- 1801-5
- First Barbary War
- To combat piracy against American shipping in the Mediterranean, the United States went to war against the Ottoman regencies along what was then called the Barbary Coast of North Africa. American naval ships blockaded and bombarded Tripoli, and a small force of Marines and mercenaries captured the fortified city of Derna.
- 1942-70World War II and the Cold War
In the North African campaign of World War II, the British did most of the ground fighting in Libya while the American Army fought farther west.
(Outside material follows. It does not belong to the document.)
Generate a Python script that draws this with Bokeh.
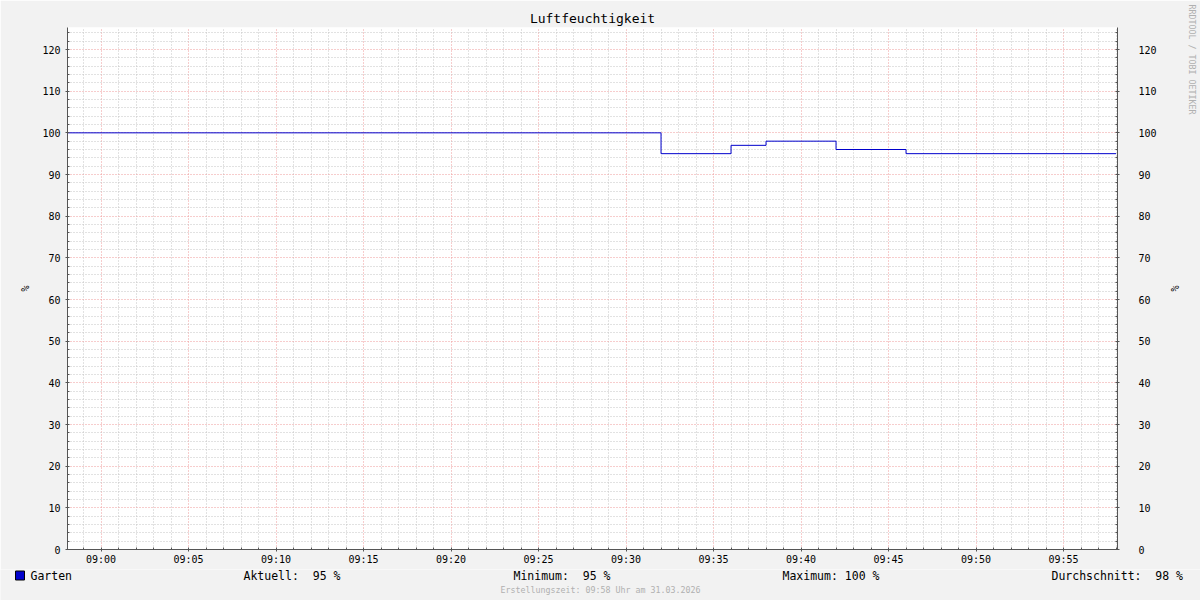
import pandas as pd
from bokeh.plotting import figure
from bokeh.layouts import column
from bokeh.models import (Range1d, FixedTicker, DatetimeTickFormatter, LinearAxis,
                          Title, ColumnDataSource)
from bokeh.embed import file_html
from bokeh.resources import INLINE

# ---------------- data ----------------
title_text = "Luftfeuchtigkeit"
day = "2026-03-31"
change_times = ["08:58", "09:32", "09:36", "09:38", "09:42", "09:46", "09:58"]
humidity = [100, 95, 97, 98, 96, 95, 95]
series_name = "Garten"
unit_label = "%"
stat_names = ["Aktuell:", "Minimum:", "Maximum:", "Durchschnitt:"]
stat_values = [95, 95, 100, 98]
footer_text = "Erstellungszeit: 09:58 Uhr am 31.03.2026"
watermark_text = "RRDTOOL / TOBI OETIKER"
x_window = ["08:58:05", "09:58:05"]
x_major_times = ["09:00", "09:05", "09:10", "09:15", "09:20", "09:25",
                 "09:30", "09:35", "09:40", "09:45", "09:50", "09:55"]
y_major_ticks = [0, 10, 20, 30, 40, 50, 60, 70, 80, 90, 100, 110, 120]
y_top = 125.28

# ---------------- helpers ----------------
FONT = "DejaVu Sans Mono"
LINE_COLOR = "#0000cc"
AXIS_COLOR = "#555555"
BG = "#f2f2f2"


def ms(t):
    return pd.Timestamp(f"{day} {t}").timestamp() * 1000.0


x0, x1 = ms(x_window[0]), ms(x_window[1])
x_major = [ms(t) for t in x_major_times]
minute = 60000.0
x_minor = []
m = ms("08:59")
while m < x1:
    if all(abs(m - a) > 1 for a in x_major):
        x_minor.append(m)
    m += minute
y_minor = [v for v in range(0, 125, 2) if v % 10 != 0]

source = ColumnDataSource(dict(x=[ms(t) for t in change_times], y=humidity))

W = 1200
MAIN_H = 569
STRIP_H = 31

p = figure(width=W, height=MAIN_H, output_backend="svg", toolbar_location=None,
           x_axis_type="datetime",
           x_range=Range1d(x0, x1), y_range=Range1d(0, y_top),
           min_border_left=67, min_border_right=83, min_border_top=27, min_border_bottom=20,
           background_fill_color="white", border_fill_color=BG,
           outline_line_color=None, frame_align=False)

p.title.text = title_text
p.title.align = "center"
p.title.text_font = FONT
p.title.text_font_size = "13px"
p.title.text_font_style = "normal"
p.title.text_color = "#000000"
p.title.standoff = 4

xticker = FixedTicker(ticks=x_major, minor_ticks=x_minor)
yticker = FixedTicker(ticks=y_major_ticks, minor_ticks=y_minor)

p.xaxis.ticker = xticker
p.xaxis.formatter = DatetimeTickFormatter(minutes="%H:%M", hours="%H:%M", minsec="%H:%M",
                                          seconds="%H:%M", hourmin="%H:%M")
p.yaxis.ticker = yticker

right_axis = LinearAxis(ticker=yticker)
p.add_layout(right_axis, "right")


def style_axis(ax, standoff):
    ax.axis_line_color = AXIS_COLOR
    ax.axis_line_width = 1
    ax.major_tick_line_color = AXIS_COLOR
    ax.minor_tick_line_color = AXIS_COLOR
    ax.major_tick_in = 2
    ax.major_tick_out = 2
    ax.minor_tick_in = 2
    ax.minor_tick_out = 0
    ax.major_label_text_font = FONT
    ax.major_label_text_font_size = "10px"
    ax.major_label_text_color = "#000000"
    ax.major_label_standoff = standoff


for ax in p.xaxis:
    style_axis(ax, 2)
for ax in p.yaxis:
    style_axis(ax, 5)
style_axis(right_axis, 19)

for g in (p.xgrid, p.ygrid):
    g.grid_line_color = "#ee9b9b"
    g.grid_line_dash = "1 2"
    g.minor_grid_line_color = "#c4c4c4"
    g.minor_grid_line_dash = "1 2"
p.xgrid.ticker = xticker
p.ygrid.ticker = yticker

# data line
p.step(x="x", y="y", source=source, mode="after", line_color=LINE_COLOR, line_width=1)

# unit labels and watermark as side titles
p.add_layout(Title(text=unit_label, align="center", text_font=FONT, text_font_size="10px",
                   text_font_style="normal", text_color="#000000", standoff=18), "left")
p.add_layout(Title(text=unit_label, align="center", text_font=FONT, text_font_size="10px",
                   text_font_style="normal", text_color="#000000", standoff=19), "right")
p.add_layout(Title(text=watermark_text, align="left", offset=-23, text_font=FONT,
                   text_font_size="8.3px", text_font_style="normal", text_color="#b0b0b0",
                   standoff=-9), "right")

# ---------------- bottom strip: legend, statistics, footer ----------------
s = figure(width=W, height=STRIP_H, output_backend="svg", toolbar_location=None,
           x_range=Range1d(0, W), y_range=Range1d(STRIP_H, 0),
           x_axis_location=None, y_axis_location=None,
           min_border=0, min_border_left=0, min_border_right=0,
           min_border_top=0, min_border_bottom=0, frame_align=False,
           background_fill_color=BG, border_fill_color=BG, outline_line_color=None)
s.grid.visible = False

row_y = 6
# legend key
s.rect(x=[19.5], y=[row_y], width=9, height=9, fill_color=LINE_COLOR, line_color="black")
s.text(x=[30], y=[row_y], text=[series_name],
       text_font={"value": FONT}, text_font_size="11.5px", text_color="#000000",
       text_align="left", text_baseline="middle")

stat_starts = [243, 513, 782, 1051]
cw = 0.602 * 11.5
stat_value_texts = [f"{v} %" for v in stat_values]
s.text(x=stat_starts, y=[row_y] * len(stat_names), text=stat_names,
       text_font={"value": FONT}, text_font_size="11.5px", text_color="#000000",
       text_align="left", text_baseline="middle")
s.text(x=[sx + (len(n) + 6) * cw for sx, n in zip(stat_starts, stat_names)],
       y=[row_y] * len(stat_names), text=stat_value_texts,
       text_font={"value": FONT}, text_font_size="11.5px", text_color="#000000",
       text_align="right", text_baseline="middle")
s.text(x=[W / 2], y=[20], text=[footer_text],
       text_font={"value": FONT}, text_font_size="8.3px", text_color="#b0b0b0",
       text_align="center", text_baseline="middle")

layout = column(p, s, spacing=0)
open("out.html", "w").write(file_html(layout, INLINE))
But once Axis forces had been driven from the continent, Libya became a major base for American long-range bombers and for the invasion of Italy.
After the war, the United States kept a major air base in Libya for training and strategic missions. The base was closed in 1970, after the coup that brought Col. Muammar el-Qaddafi to power, under an agreement Washington reached with the previous government.
- 1981Dogfight Over the Mediterranean
At a time of mounting tensions between Colonel Qaddafi and the West, American F-14 jets shot down two Libyan Su-22 fighters that intercepted them over the Gulf of Sidra, in an area Libya had unilaterally claimed as its territorial waters and airspace.
- March 1986Skirmish at Sea
American naval vessels conducting maneuvers in the Gulf of Sidra are confronted by Libyan corvettes and patrol boats, and missiles are fired. The American forces destroy or damage several of the Libyan vessels.
- April 1986Bombing Qaddafi’s Compound
American forces carried out airstrikes against targets in Tripoli in retaliation for a terrorist attack on a West Berlin nightclub frequented by American service members. One of the targets was Colonel Qaddafi’s personal residential compound on the grounds of the Bab al-Aziziya army barracks. Forewarned, Colonel Qaddafi escaped unharmed.
- 1989Dogfighting Again
In a near repeat of the 1981 episode, American jets shoot down two Libyan MiG-23s over the same area in the Gulf of Sidra.
- 2011Libyan Civil War
A NATO military coalition led by France, Britain and the United States intervened in the Libyan civil war with airstrikes and a naval blockade. The stated purpose was to protect civilians, under Security Council Resolution 1973, but the effect was to tip the balance in the fighting in favor of the anti-Qaddafi forces, who ultimately drove him from power and killed him as he fled.
- 2015-16Raids Against Terrorists
American warplanes carry out a series of targeted strikes aimed at Islamic State leaders and Tunisian terrorist figures taking refuge in the anarchy of post-Qaddafi Libya.
Among the targets are Seifallah bin Hussein, leader of an offshoot of Al Qaeda in Tunisia (reported killed in a strike on Ajdabiya in June); Abu Nabil, also known as Wissam Najm Abd Zayd al Zubaydi, an Iraqi who led the Islamic State’s arm in Libya (reported killed in a strike on Darnah in November); and most recently, Noureddine Chouchane, a senior Tunisian terrorist operative, who the Pentagon said was probably killed on Friday in a strike on an Islamic State camp outside Sabratha.